Luckily for us, years of smart engineers and product teams tackling this issue have led to quite a few interesting solutions to the problem.

Go big or go… small

As with many problems in life, business, and technology, people either try trying to tackle everything at once or isolate a piece away from the whole. This problem has been approached no differently.

Our first approach is the “let’s start build up this room 1:1” method, essentially creating a perfect clone of all the objects in this room, to create a seamless experience which is agnostic of geographic location. The second approach is the “world digital clone” method, which is focused on mapping digital experiences geographically to the real world.

Let’s dive deeper into both approaches:

Rebuild your room to experience your room

Let’s say I’m planning a scavenger hunt for new students to help get them more accustomed with the main campus building. If I have ten groups of students, I could hide ten sets of items or find a hundred hiding spots - or I could build a more fun and scalable experience in AR!

With a scavenger hunt indoors, we need more than a cloud anchor for an accurate experience. So what if we placed all the hints and hidden items in a digital model of the building first?

You could step into Blender and painstakingly model every room (and the furniture within it) by hand - or we could scan the objects into a point cloud/digital mesh. A few years ago, the team at 6D.ai scanned their office in 3 minutes using their phones to produce the following mesh:

Clearly it isn’t perfect, the more rough or detailed the edges of an object the harder it is to scan. Luckily, users will never see this scan - it is just being used for localization. Assuming we did this for the campus building, when students start the app inside any room the app will try to scan the surroundings and place itself within the digital model. With a combination of AI and depth-of-field sensors like LiDAR, the phone will quickly scan its surroundings and “recognize” where the student is standing. Then, wherever we placed the hints and items for the scavenger hunt will be spawned right in - without the messy scanned mesh.

The iPad Pro released in 2020 came with LiDAR and opened up the door for much faster plane detection and thus localization for AR applications.

Scanning everything within camera range in real-time.

So now we have solutions for building up a digital model as well as localization of a user within that model - but we need a platform within which to build the full scavenger hunt on (placing the items, hints, and various interactions). In comes Unity, a powerful game engine that has recently been focused on building a more diverse set of applications across machine learning and VR/AR. One feature that recently came out is called Unity AR Mars, built specifically for events in specific spaces like the scavenger hunt we’ve detailed out.

Here we see the digital model of the room and the placement of an interactive object on top. Only that object will be seen when the user opens the app.

But what if I wanted to create a scavenger hunt across the whole campus? It wouldn’t be viable to scan everything, including the outdoors - and some rooms might look really similar to one another. We need to incorporate geography into our application.

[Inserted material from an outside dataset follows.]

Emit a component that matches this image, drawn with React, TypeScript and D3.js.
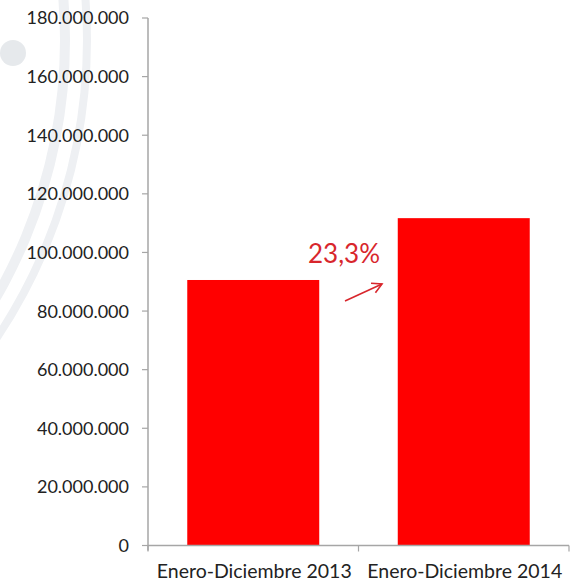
import React from "react";
import * as d3 from "d3";

const categories = ["Enero-Diciembre 2013", "Enero-Diciembre 2014"];
const values = [90600000, 111700000];
const yTicks = [0, 20000000, 40000000, 60000000, 80000000, 100000000, 120000000, 140000000, 160000000, 180000000];
const changeLabel = "23,3%";

const W = 575;
const H = 583;
const FONT = "Lato, 'Open Sans', sans-serif";

const esLocale = d3.formatLocale({ decimal: ",", thousands: ".", grouping: [3], currency: ["", "€"] });
const fmt = esLocale.format(",d");

export default function App() {
  const x0 = 148, x1 = 569, yTop = 18, yBase = 545.5;
  const y = d3.scaleLinear().domain([0, 180000000]).range([yBase, yTop]);
  const x = d3.scaleBand<string>().domain(categories).range([x0, x1]).padding(0);
  const barW = x.bandwidth() * 0.627;

  const arcInner = d3.arc()({ innerRadius: 510, outerRadius: 520, startAngle: 0, endAngle: Math.PI });
  const arcOuter = d3.arc()({ innerRadius: 533, outerRadius: 541, startAngle: 0, endAngle: Math.PI });

  const red = "#ff0000";
  const annRed = "#d8262c";
  const axisGrey = "#a6a6a6";

  // arrow between the bars
  const ax0 = 345, ay0 = 301, ax1 = 382, ay1 = 284;
  const ang = Math.atan2(ay1 - ay0, ax1 - ax0);
  const hl = 11, ha = 0.5;
  const h1 = [ax1 - hl * Math.cos(ang - ha), ay1 - hl * Math.sin(ang - ha)];
  const h2 = [ax1 - hl * Math.cos(ang + ha), ay1 - hl * Math.sin(ang + ha)];

  return (
    <svg width={W} height={H} style={{ position: "absolute", left: 0, top: 0, background: "#fff" }} fontFamily={FONT}>
      <rect x={0} y={0} width={W} height={H} fill="#ffffff" />
      {/* faint background decoration */}
      <g transform="translate(-450,40)" fill="#eef0f3">
        <path d={arcInner as string} />
        <path d={arcOuter as string} />
      </g>
      <circle cx={13} cy={53} r={13} fill="#e6e9ec" />

      {/* bars */}
      {categories.map((c, i) => (
        <rect key={c} x={(x(c) as number) + (x.bandwidth() - barW) / 2} y={y(values[i])} width={barW} height={yBase - y(values[i])} fill={red} />
      ))}

      {/* y axis */}
      <line x1={x0} x2={x0} y1={yTop} y2={yBase + 5} stroke={axisGrey} strokeWidth={1.5} />
      {yTicks.map((t) => (
        <g key={t}>
          <line x1={x0 - 6} x2={x0} y1={y(t)} y2={y(t)} stroke={axisGrey} strokeWidth={1.2} />
          <text x={129} y={y(t)} dy="0.36em" textAnchor="end" fontSize={18} fill="#222">{fmt(t)}</text>
        </g>
      ))}

      {/* x axis */}
      <line x1={x0} x2={x1} y1={yBase} y2={yBase} stroke={axisGrey} strokeWidth={1.5} />
      {[x0, ...categories.map((c) => (x(c) as number) + x.bandwidth())].map((px, i) => (
        <line key={i} x1={px} x2={px} y1={yBase} y2={yBase + 6} stroke={axisGrey} strokeWidth={1.2} />
      ))}
      {categories.map((c) => (
        <text key={c} x={(x(c) as number) + x.bandwidth() / 2 + 1} y={578} textAnchor="middle" fontSize={19.5} fill="#222">{c}</text>
      ))}

      {/* annotation */}
      <text x={344} y={263} textAnchor="middle" fontSize={26} fill={annRed}>{changeLabel}</text>
      <line x1={ax0} y1={ay0} x2={ax1} y2={ay1} stroke={annRed} strokeWidth={1.6} />
      <polyline points={`${h1[0]},${h1[1]} ${ax1},${ay1} ${h2[0]},${h2[1]}`} fill="none" stroke={annRed} strokeWidth={1.6} />
    </svg>
  );
}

Better put a pin in it, fast

Have you ever used a snapchat filter for a specific event or location you were at? These are implemented essentially as a geographic zone of availability, otherwise known as “fences”.

This is from Snapchat’s website, you can try it out for yourself here

However, drawing a fence doesn’t work for AR applications that need pinpoint accuracy - fencing the parking lot doesn’t help me find my car. In this case, we need to use cloud anchors instead.

Honestly, cloud anchors are still a bit clunky to set up as documentation and good examples are scattered. However, while old anchors could only last a day and now new ones can last up to one year! Essentially, you are scanning one area (say a statue), then attaching it to a geographic point (in latitude and longitude coordinates). For a more nuanced implementation, check out Google’s explainer here.

To help with placement of anchors, especially if algorithmically driven like in Pokemon GO, reasonable placement can be found by curating a dataset of appropriate locations. Niantic has done this with data from the apps and initiatives like wayfarer, ultimately leading to one of the “most comprehensive dataset of millions of the world’s most interesting and accessible places to play our games that are nearly all user generated (source)”.

Best of both “worlds”

While these approaches solve different issues, ultimately they are used in conjunction when building new AR apps like the scavenger hunt experience. Let’s take a quick look at two examples of this in implementation:

Pokemon GO has already been mentioned earlier, though this is largely a single player AR experience with shared game states. Niantic’s upcoming game Codename: Urban Legends does incorporate multiplayer sessions (likely developed from Neon referenced earlier).

trailer

Superworld is a real estate app on the blockchain (Ethereum) where each plot of land can have an AR experience built upon it. This means each plot will have its own cloud anchor, and everything from videos and posters to 3D animated models can be placed in the digital overlay around it by the plot owner.

Screenshot from Superworld mobile app

A reasonable stack for building all this could be Unity as the game engine, Mapbox for geographic data/models, and AR Core for cloud anchor APIs, and 6D.ai (now part of Niantic) for scanning. Localization is largely hardware dependent (does your phone have depth-of-field abilities, can it handle 5G, etc).

Where do we go from here?

Ultimately, we’re looking to overlay the digital world accurately and quickly. That’s a really tough ask, but the rewards will be well worth the effort and the wait. With incoming future improvements in GPS, 5G, and phone hardware as well as AR engineering tooling, I absolutely can’t wait to experience and build world-scale AR applications in the future.